For more information:
Ilse Kiessling, WWF — Tropical Wetlands of Oceania Program, GPO Box 1268, Darwin, NT 0801, Australia. Tel: +61 8 8941 7554; E-mail: email@example.com.
Brian Crawford, Coastal Resources Center, University of Rhode Island, Narragansett Bay Campus, Narragansett, RI 02882, USA. Tel: +1 401 874 6225; E-mail: firstname.lastname@example.org.
Bud Ehler, International Programs Office, National Ocean Service, NOAA, 1305 East-West Highway N/IP, Silver Spring, MD 20910, USA. Tel: +1 301 713 3078 x159; E-mail: email@example.com.
Tom van’t Hof, Marine and Coastal Resource Management Consulting, The Bottom, Saba, Netherlands Antilles. Tel: +1 599 4 63348; E-mail: firstname.lastname@example.org.
Austin Bowden-Kerby, Coral Reef Restoration and Development Project, Foundation for the Peoples of the South Pacific, P.O. Box 639, Suva, Fiji Islands. E-mail: email@example.com.
Alessandra Vanzella-Khouri, UNEP/RCU, 14-20 Port Royal Street, Kingston, Jamaica.
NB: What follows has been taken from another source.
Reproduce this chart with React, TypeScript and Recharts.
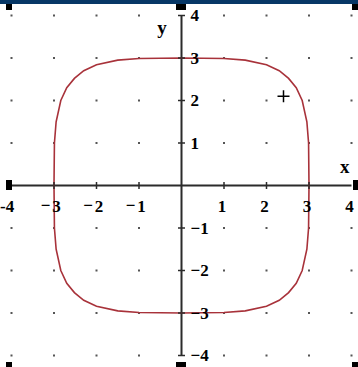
import { ReferenceLine, Scatter, ScatterChart, XAxis, YAxis } from 'recharts'

// closed curve, read clockwise from the top
const curveX = [
  0, 1, 1.5, 2, 2.3, 2.52, 2.7, 2.84, 2.95, 2.99, 3,
  2.99, 2.95, 2.84, 2.7, 2.52, 2.3, 2, 1.5, 1, 0,
  -1, -1.5, -2, -2.3, -2.52, -2.7, -2.84, -2.95, -2.99, -3,
  -2.99, -2.95, -2.84, -2.7, -2.52, -2.3, -2, -1.5, -1, 0,
]
const curveY = [
  3, 2.99, 2.95, 2.84, 2.7, 2.52, 2.3, 2, 1.5, 1, 0,
  -1, -1.5, -2, -2.3, -2.52, -2.7, -2.84, -2.95, -2.99, -3,
  -2.99, -2.95, -2.84, -2.7, -2.52, -2.3, -2, -1.5, -1, 0,
  1, 1.5, 2, 2.3, 2.52, 2.7, 2.84, 2.95, 2.99, 3,
]

const xTicks = [-4, -3, -2, -1, 1, 2, 3, 4]
const yTicks = [-4, -3, -2, -1, 1, 2, 3, 4]
const gridValues = [-4, -3, -2, -1, 0, 1, 2, 3, 4]

const cursorPoint = [{ x: 2.4, y: 2.1 }]
const axisNames = [
  { x: 3.84, y: 0.44, name: 'x' },
  { x: -0.46, y: 3.71, name: 'y' },
]

const curveData = curveX.map((x, i) => ({ x, y: curveY[i] }))
const gridDots = gridValues.flatMap((x) => gridValues.filter((y) => x !== 0 && y !== 0).map((y) => ({ x, y })))
const xTickData = xTicks.map((v) => ({ x: v, y: 0, label: v }))
const yTickData = yTicks.map((v) => ({ x: 0, y: v, label: v }))

const AXIS = '#2b2b2b'
const CURVE = '#a8323a'
const FONT = '"Liberation Serif", "DejaVu Serif", serif'

const box = (left: number, top: number, w: number, h: number) => (
  <div style={{ position: 'absolute', left, top, width: w, height: h, background: '#000' }} />
)

function XTick(p: any) {
  const v = p.payload.label
  const neg = v < 0
  const tick = Math.abs(v) !== 4 && (
    <line x1={p.cx} x2={p.cx} y1={p.cy - 3.5} y2={p.cy + 3.5} stroke={AXIS} strokeWidth={1.5} />
  )
  // leftmost label sits against the edge, as in the original
  if (v === -4) {
    return (
      <text x={0} y={p.cy + 21} textAnchor="start" dominantBaseline="central" fontSize={17} fill="#000">
        -4
      </text>
    )
  }
  return (
    <g>
      {tick}
      <text x={neg ? p.cx + 2.5 : p.cx - 2} y={p.cy + 21} textAnchor="middle" dominantBaseline="central" fontSize={17} fill="#000">
        {Math.abs(v)}
      </text>
      {neg && (
        <text x={p.cx - 3.5} y={p.cy + 20} textAnchor="end" dominantBaseline="central" fontSize={17} fill="#000">
          −
        </text>
      )}
    </g>
  )
}

function App() {
  return (
    <div style={{ position: 'absolute', left: 0, top: 0, width: 358, height: 367, background: '#fff', overflow: 'hidden' }}>
      <ScatterChart
        width={358}
        height={367}
        margin={{ top: 15.5, right: 6.5, bottom: 11.5, left: 11.5 }}
        style={{ fontFamily: FONT, fontWeight: 'bold' }}
      >
        <XAxis type="number" dataKey="x" domain={[-4, 4]} hide />
        <YAxis type="number" dataKey="y" domain={[-4, 4]} hide />
        <Scatter
          data={gridDots}
          isAnimationActive={false}
          shape={(p: any) => <rect x={p.cx - 1} y={p.cy - 1} width={2} height={2} fill="#555" />}
        />
        <ReferenceLine x={0} stroke={AXIS} strokeWidth={2} />
        <ReferenceLine y={0} stroke={AXIS} strokeWidth={2} />
        <Scatter
          data={curveData}
          isAnimationActive={false}
          line={{ stroke: CURVE, strokeWidth: 1.6 }}
          lineType="joint"
          shape={() => <g />}
        />
        <Scatter data={xTickData} isAnimationActive={false} shape={XTick} />
        <Scatter
          data={yTickData}
          isAnimationActive={false}
          shape={(p: any) => {
            const v = p.payload.label
            return (
              <g>
                <line x1={p.cx - 3.5} x2={p.cx + 3.5} y1={p.cy} y2={p.cy} stroke={AXIS} strokeWidth={1.5} />
                <text x={p.cx + 9} y={p.cy} textAnchor="start" dominantBaseline="central" fontSize={17} fill="#000">
                  {v < 0 ? `−${-v}` : v}
                </text>
              </g>
            )
          }}
        />
        <Scatter
          data={cursorPoint}
          isAnimationActive={false}
          shape={(p: any) => (
            <g stroke="#000" strokeWidth={1.5}>
              <line x1={p.cx - 6} x2={p.cx + 6} y1={p.cy} y2={p.cy} />
              <line x1={p.cx} x2={p.cx} y1={p.cy - 6} y2={p.cy + 6} />
            </g>
          )}
        />
        <Scatter
          data={axisNames}
          isAnimationActive={false}
          shape={(p: any) => (
            <text x={p.cx} y={p.cy} textAnchor="middle" dominantBaseline="central" fontSize={19} fill="#000">
              {p.payload.name}
            </text>
          )}
        />
      </ScatterChart>
      <div style={{ position: 'absolute', left: 0, top: 0, width: 358, height: 4, background: '#073766' }} />
      {box(6, 4, 6, 6)}
      {box(352, 4, 6, 6)}
      {box(176, 4, 10, 6)}
      {box(6, 362, 6, 5)}
      {box(176, 362, 10, 5)}
      {box(352, 362, 6, 5)}
      {box(6, 180, 6, 10)}
      {box(353, 180, 5, 10)}
    </div>
  )
}

export default App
Tel: +1 876 922 9267 x9; E-mail: firstname.lastname@example.org
Capacity Challenges for Caribbean MPA Managers
Georgina Bustamante, The Nature Conservancy’s marine conservation coordinator for the Caribbean, said that Caribbean MPA managers face several capacity-related challenges, including:
- Shortages of management plans and of research data needed to support such plans in negotiations with other stakeholders.
- A lack of sustainable funding for implementing regulatory measures, such as mooring buoy placement and maintenance, ecotourism projects, patrolling, and outreach programs.
- Pressure from the fishing community, tourism developers, and government agencies to manage their MPAs in ways favorable to the fishing and tourism sectors.